A vitória de Jeremy Corbyn nas primárias do Partido Trabalhista, antecedida da eleição de Sadiq Khan como candidato do”Labour” à câmara de Londres, veio agitar a política inglesa e cavar um fosso ainda maior entre as duas principais forças políticas britânicas. As reacções de pânico, vindas de dentro e de fora do partido, não se fizeram esperar, tendo a reacção mais extrema sido a de David Cameron que, através de um tuíte, não se coibiu de escrever que o Partido Trabalhista acabara de se tornar uma ameaça à segurança do país(!). Em Portugal as reacções foram mistas, não tendo faltado socialistas a expressar o seu desagrado pela vitória de um “radical” e alguns jornalistas a referir que as eleições se ganham sempre ao centro, pelo que esta era uma prenda para os conservadores.
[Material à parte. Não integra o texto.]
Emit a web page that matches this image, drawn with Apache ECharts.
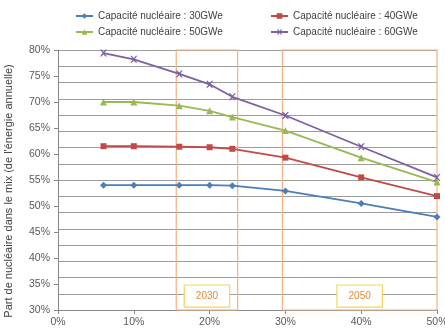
<!DOCTYPE html>
<html><head><meta charset="utf-8">
<script src="https://cdn.jsdelivr.net/npm/echarts@6/dist/echarts.min.js"></script>
<style>html,body{margin:0;padding:0;background:#fff}#c{width:445px;height:328px}</style>
</head><body><div id="c"></div>
<script>
const xShares = [6, 10, 16, 20, 23, 30, 40, 50];
const seriesNames = ['Capacité nucléaire : 30GWe','Capacité nucléaire : 40GWe','Capacité nucléaire : 50GWe','Capacité nucléaire : 60GWe'];
const cap30 = [54, 54, 54, 54, 53.9, 52.9, 50.5, 47.9];
const cap40 = [61.5, 61.5, 61.4, 61.3, 61, 59.3, 55.5, 51.9];
const cap50 = [70, 70, 69.3, 68.3, 67.1, 64.5, 59.3, 54.6];
const cap60 = [79.4, 78.2, 75.4, 73.4, 71, 67.4, 61.4, 55.5];
const periods = ['2030', '2050'];
const periodStart = [15.6, 29.6];
const periodEnd = [23.7, 50.6];
const yTitle = "Part de nucléaire dans le mix (de l'énergie annuelle)";

const colors = ['#4a7ebb', '#be4b48', '#98b954', '#7d60a0'];
const symbols = ['diamond', 'rect', 'triangle', 'path://M0,0L2,0L5,3L8,0L10,0L6,5L10,10L8,10L5,7L2,10L0,10L4,5Z'];
const allData = [cap30, cap40, cap50, cap60];
const font = 'Liberation Sans';

const series = allData.map((vals, i) => ({
  name: seriesNames[i],
  type: 'line',
  data: vals.map((v, j) => [xShares[j], v]),
  symbol: symbols[i],
  symbolSize: i === 1 ? 6 : 7,
  lineStyle: { color: colors[i], width: 1.8 },
  itemStyle: { color: colors[i] },
  z: 3
}));
series.push({
  type: 'line', data: [], silent: true,
  markArea: {
    silent: true,
    itemStyle: { color: 'rgba(0,0,0,0)', borderColor: '#f4b183', borderWidth: 1.2 },
    label: {
      position: 'insideBottom', distance: 4,
      color: '#e8893a', fontFamily: font, fontSize: 10,
      backgroundColor: '#fff', borderColor: '#f5d55a', borderWidth: 1.2,
      padding: [6, 11, 5, 11]
    },
    data: periods.map((p, k) => [
      { name: p, xAxis: periodStart[k], yAxis: 30 },
      { xAxis: periodEnd[k], yAxis: 80.7 }
    ])
  },
  clip: false
});

const legendText = { fontSize: 10, color: '#404040', fontFamily: font };
const chart = echarts.init(document.getElementById('c'), null, { renderer: 'canvas' });
chart.setOption({
  animation: false,
  backgroundColor: '#fff',
  textStyle: { fontFamily: font },
  legend: [
    { data: [seriesNames[0], seriesNames[2]], orient: 'vertical', left: 75, top: 11, itemGap: 6, padding: 0,
      itemWidth: 17, itemHeight: 7, textStyle: legendText },
    { data: [seriesNames[1], seriesNames[3]], orient: 'vertical', left: 270, top: 11, itemGap: 6, padding: 0,
      itemWidth: 17, itemHeight: 7, textStyle: legendText }
  ],
  grid: { left: 58, right: 8, top: 50, bottom: 18, containLabel: false, outerBoundsMode: 'none' },
  xAxis: {
    type: 'value', min: 0, max: 50, interval: 10,
    axisLine: { lineStyle: { color: '#868686' } },
    axisTick: { show: true, length: 4, lineStyle: { color: '#868686' } },
    axisLabel: { formatter: '{value}%', color: '#595959', fontSize: 10.5, margin: 7 },
    splitLine: { show: false }
  },
  yAxis: [{
    type: 'value', min: 30, max: 80, interval: 5,
    name: yTitle, nameLocation: 'middle', nameGap: 44,
    nameTextStyle: { fontSize: 11, color: '#404040', fontFamily: font, padding: [0, 0, 0, -22] },
    axisLine: { show: true, lineStyle: { color: '#868686' } },
    axisTick: { show: true, length: 4, lineStyle: { color: '#868686' } },
    axisLabel: { formatter: '{value}%', color: '#595959', fontSize: 10.5, margin: 8 },
    splitLine: { show: false }
  }, {
    type: 'value', min: 0, max: 16, interval: 1, position: 'left',
    axisLine: { show: false }, axisTick: { show: false }, axisLabel: { show: false },
    splitLine: { show: true, lineStyle: { color: '#9c9c9c', width: 1 } }
  }],
  series: series
});
</script></body></html>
A vitória de Corbyn – avassaladora, diga-se – não significa que este veterano das lutas políticas e sociais se torne primeiro-ministro. Não significa sequer que chegue a ter a oportunidade de se candidatar a esse cargo uma vez que muitos dos seus companheiros de partido tentarão tudo para o evitar. Apesar disso, a esquerda europeia deve celebrar esta vitória: há muito tempo que um dos principais partidos do centro-esquerda europeu não tinha um líder abertamente de esquerda. Mais, Corbyn partiu para as primárias como um verdadeiro outsider, tendo conseguido atrair muitos novos votantes, provando que quando a mensagem é positiva, os cidadãos voltam a sentir-se atraídos pela política.
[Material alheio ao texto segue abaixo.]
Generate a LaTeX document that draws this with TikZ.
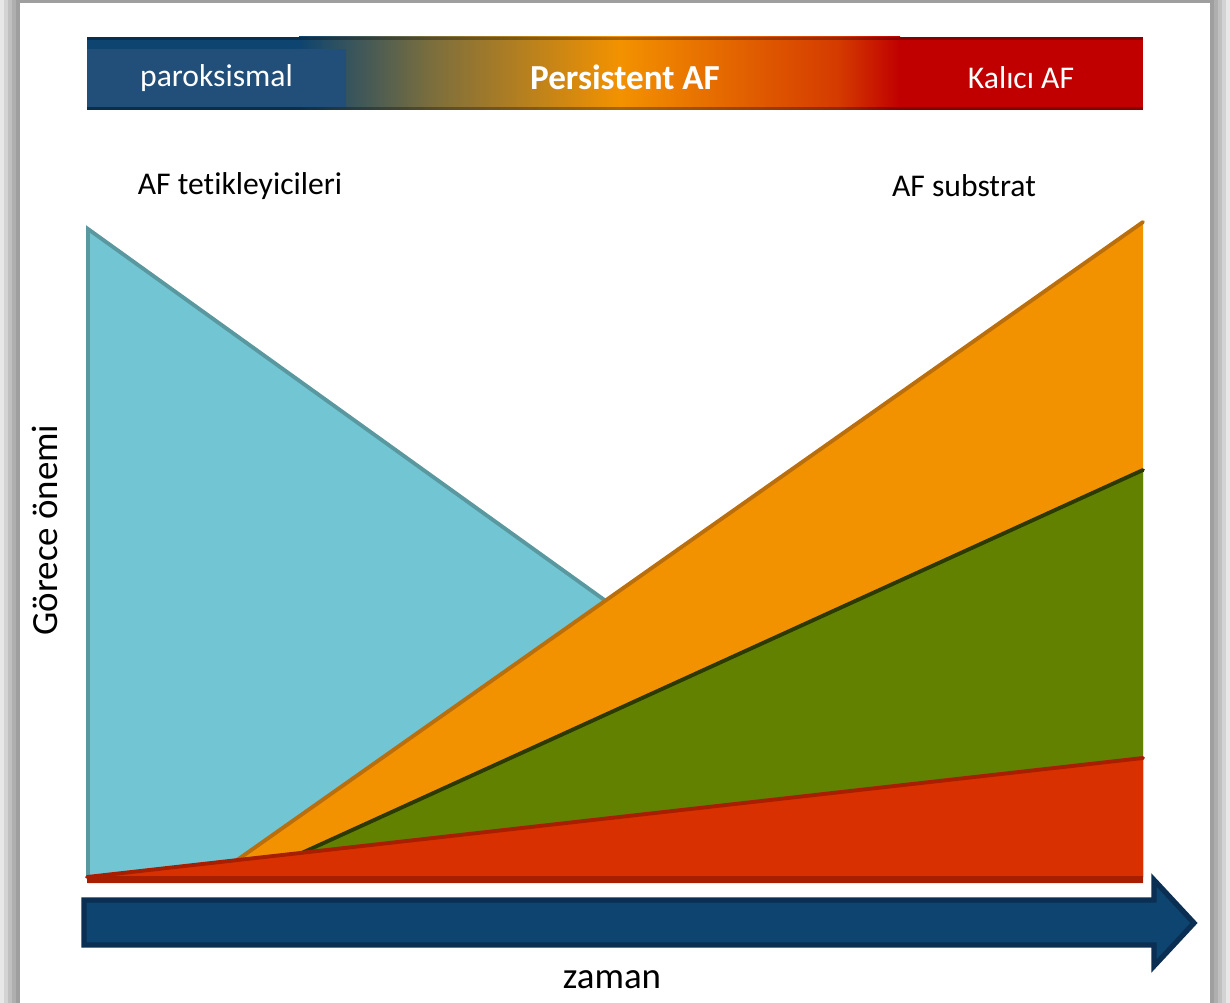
\documentclass[tikz,border=0pt]{standalone}
\usepackage{fontspec}
\setmainfont{Carlito}[Ligatures=NoCommon]
\usetikzlibrary{positioning}

\definecolor{koyumavi}{HTML}{0E4470}
\definecolor{okkenar}{HTML}{0A2F52}
\definecolor{paromavi}{HTML}{214F7A}
\definecolor{zeytin}{HTML}{7A6E3E}
\definecolor{turuncu}{HTML}{F39200}
\definecolor{koyuturuncu}{HTML}{D43A00}
\definecolor{kalicikirmizi}{HTML}{C00000}
\definecolor{camgobegi}{HTML}{72C6D4}
\definecolor{camkenar}{HTML}{5A98A0}
\definecolor{turuncukenar}{HTML}{BA6E0C}
\definecolor{yesil}{HTML}{638100}
\definecolor{yesilkenar}{HTML}{2A3A00}
\definecolor{kirmizi}{HTML}{D93000}
\definecolor{kirmizikenar}{HTML}{A81E00}

\begin{document}
\begin{tikzpicture}
[
   x=0.02cm,y=-0.02cm,
   etiket/.style={font=\fontsize{18}{20}\selectfont, inner sep=0pt},
   eksen/.style={font=\fontsize{21}{24}\selectfont, inner sep=0pt},
   kutu/.style={etiket, text=white, minimum height=1.16cm},
   kenar/.style={line width=2.2pt, line cap=round}]
\useasboundingbox (0,0) rectangle (1230,1003);

% sayfa ve golgesi
\foreach \i in {0,4,8,12,16}
   \fill[black,opacity=0.09] (\i,0) rectangle (1230-\i,1003);
\fill[white] (20,3) rectangle (1210,1003);

% ust serit
\fill[koyumavi] (87,37) rectangle (300,110);
\shade[left color=koyumavi, right color=zeytin] (299,37) rectangle (430,110);
\shade[left color=zeytin, right color=turuncu] (429,37) rectangle (620,110);
\shade[left color=turuncu, right color=koyuturuncu] (619,37) rectangle (840,110);
\shade[left color=koyuturuncu, right color=kalicikirmizi] (839,37) rectangle (900,110);
\fill[kalicikirmizi] (899,37) rectangle (1143,110);
\fill[black,opacity=0.3] (87,37) rectangle (1143,40);
\fill[black,opacity=0.3] (87,107) rectangle (1143,110);

\node[kutu, fill=paromavi, minimum width=5.18cm] (parok) at (216.5,78) {paroksismal};
\node[kutu, fill=kalicikirmizi, minimum width=4.88cm] (kalici) at (1021,78) {Kalıcı AF};
\node[font=\fontsize{20}{22}\selectfont\bfseries, text=white, inner sep=0pt] (persist) at (625,77) {Persistent AF};

\node[etiket] (tetik) at (240,186) {AF tetikleyicileri};
\node[etiket] (substrat) at (964,186) {AF substrat};

% ucgenler
\fill[camgobegi] (87,228) -- (87,877) -- (990,877) -- cycle;
\draw[kenar, camkenar] (88,877) -- (88,229) -- (990,877);
\fill[turuncu] (213,877) -- (1143,222) -- (1143,877) -- cycle;
\draw[kenar, turuncukenar] (213,877) -- (1143,222);
\fill[yesil] (249,877) -- (1143,470) -- (1143,877) -- cycle;
\draw[kenar, yesilkenar] (249,877) -- (1143,470);
\fill[kirmizi] (87,877) -- (1143,757) -- (1143,883) -- (87,883) -- cycle;
\draw[kenar, kirmizikenar] (87,877) -- (1143,758);
\fill[kirmizikenar] (87,876) rectangle (1143,883);

% zaman oku
\filldraw[fill=koyumavi, draw=okkenar, line width=3pt, line join=miter]
   (84,900) -- (1154,900) -- (1154,880) -- (1194,923) -- (1154,966) -- (1154,945) -- (84,945) -- cycle;

\node[eksen] (zaman) at (612,980) {zaman};
\node[eksen, rotate=90] (gorece) at (45,530) {Görece önemi};
\end{tikzpicture}
\end{document}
Quando muitos lutam pelo diluir dos conceitos de esquerda e direita, esta vitória de um esquerdista assumido é no mínimo refrescante. Bandeiras como a da defesa do Estado Social forte, da ecologia e da oposição ao comércio desregulado foram preponderantes nesta vitória. O Labour, com Tony Blair e a sua terceira via, foi um dos principais responsáveis pelo esmorecer dos partidos socialistas europeus. Com Corbyn à frente dos trabalhistas, talvez o partido se possa agora redimir e indicar um novo caminho, renovando o próprio conceito de esquerda.
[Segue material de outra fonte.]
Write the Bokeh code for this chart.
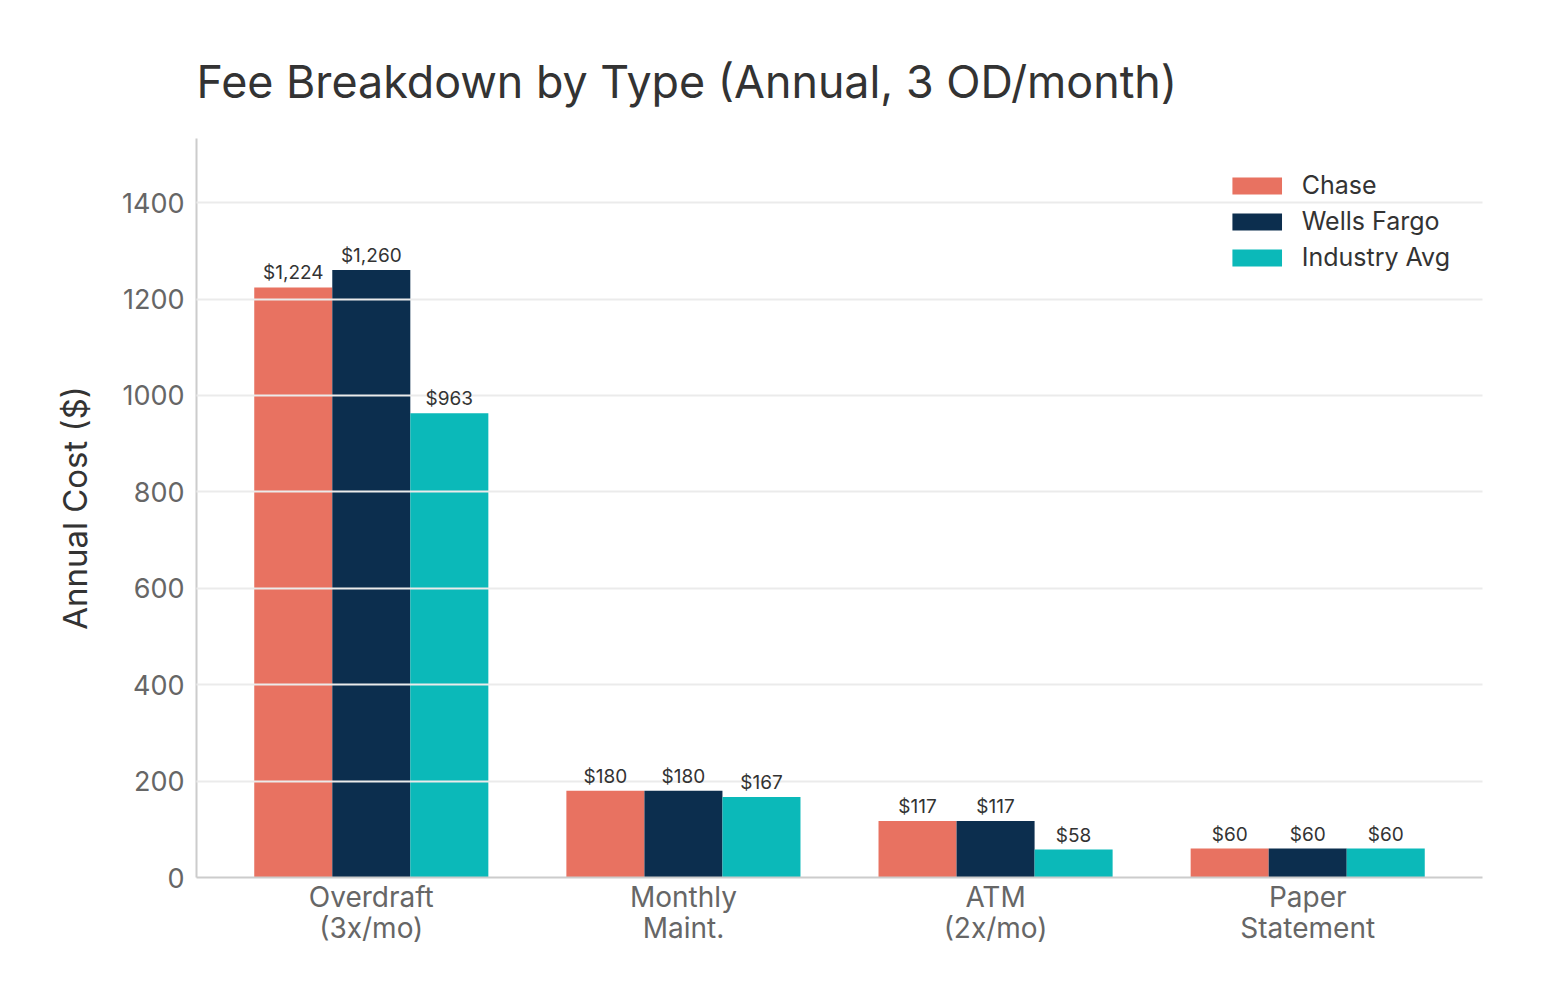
from bokeh.plotting import figure
from bokeh.models import (ColumnDataSource, LabelSet, Legend, LegendItem,
                          FixedTicker, SingleIntervalTicker, Range1d)
from bokeh.core.properties import value
from bokeh.embed import file_html
from bokeh.resources import INLINE

# Данные
categories = ["Overdraft\n(3x/mo)", "Monthly\nMaint.", "ATM\n(2x/mo)", "Paper\nStatement"]
series = ["Chase", "Wells Fargo", "Industry Avg"]
chase = [1224, 180, 117, 60]
wells_fargo = [1260, 180, 117, 60]
industry_avg = [963, 167, 58, 60]
colors = ["#E87261", "#0C2E4E", "#0BB9B9"]

FONT = "Inter"


def create_figure():
    p = figure(width=1527, height=987, output_backend="svg", toolbar_location=None,
               title="Fee Breakdown by Type (Annual, 3 OD/month)",
               x_range=Range1d(-0.56, 3.56), y_range=Range1d(0, 1533),
               min_border_left=196, min_border_right=45,
               min_border_top=138, min_border_bottom=110)
    p.title.text_font = FONT
    p.title.text_font_size = "44.8px"
    p.title.text_font_style = "normal"
    p.title.text_color = "#333333"
    p.title.standoff = 59
    p.outline_line_color = None
    p.xgrid.grid_line_color = None
    p.ygrid.grid_line_color = "#ebebeb"
    p.ygrid.grid_line_width = 2
    p.ygrid.level = "annotation"
    p.ygrid.ticker = SingleIntervalTicker(interval=200)

    for ax in (p.xaxis, p.yaxis):
        ax.axis_line_color = "#cccccc"
        ax.axis_line_width = 2
        ax.major_tick_line_color = None
        ax.minor_tick_line_color = None
        ax.major_label_text_font = FONT
        ax.major_label_text_color = "#666666"

    p.yaxis.ticker = SingleIntervalTicker(interval=200)
    p.yaxis.major_label_text_font_size = "27px"
    p.yaxis.major_label_standoff = 6
    p.yaxis.axis_label = "Annual Cost ($)"
    p.yaxis.axis_label_text_font = FONT
    p.yaxis.axis_label_text_font_style = "normal"
    p.yaxis.axis_label_text_font_size = "33px"
    p.yaxis.axis_label_text_color = "#333333"
    p.yaxis.axis_label_standoff = 24

    p.xaxis.ticker = FixedTicker(ticks=list(range(len(categories))))
    p.xaxis.major_label_overrides = {i: c for i, c in enumerate(categories)}
    p.xaxis.major_label_text_font_size = "28px"
    p.xaxis.major_label_text_line_height = 0.92
    p.xaxis.major_label_standoff = -4
    return p


def add_bars(p):
    items = []
    offsets = [-0.25, 0.0, 0.25]
    for name, vals, color, off in zip(series, [chase, wells_fargo, industry_avg], colors, offsets):
        src = ColumnDataSource(dict(
            x=[i + off for i in range(len(categories))],
            top=vals,
            label=["${:,}".format(v) for v in vals],
        ))
        r = p.vbar(x="x", top="top", width=0.25, source=src, fill_color=color, line_color=None)
        labels = LabelSet(x="x", y="top", text="label", source=src, text_align="center",
                          text_baseline="alphabetic", y_offset=8, text_font=value(FONT),
                          text_font_size="19px", text_color="#333333")
        p.add_layout(labels)
        items.append(LegendItem(label=name, renderers=[r]))
    return items


def add_legend(p, items):
    legend = Legend(items=items, location="top_right", border_line_color=None,
                    background_fill_alpha=0, label_text_font=FONT,
                    label_text_font_size="25px", label_text_color="#333333",
                    glyph_width=62, glyph_height=21, label_standoff=14,
                    label_height=30, spacing=6, padding=10, margin=32)
    p.add_layout(legend)


if __name__ == "__main__":
    p = create_figure()
    items = add_bars(p)
    add_legend(p, items)
    open("out.html", "w").write(file_html(p, INLINE))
A afirmação dos partidos neo-liberais, associada à perda dos ideais socialistas e social-democratas por parte dos partidos que os deveriam defender, fez com que houvesse uma deslocação dos conceitos de centro, esquerda e direita. O que antes era uma banal ideia da esquerda, tornou-se agora numa radical e extremista proposta; do mesmo modo, o que antes era claramente de direita, tornou-se numa moderada ideia centrista. Este novilinguísmo foi-se enraizando com sucesso um pouco por toda a Europa, tanto junto dos cidadãos como da comunicação social. Chegou a hora de inverter este rumo; é urgente um recentramento ideológico. A esquerda tem que assumir o seu papel de contra-peso ao liberalismo e à desregulação e deve ser capaz de, à semelhança de outros momentos históricos, encontrar lutas e causas comuns. Caso falhe este objectivo, a pena será demasiado dura.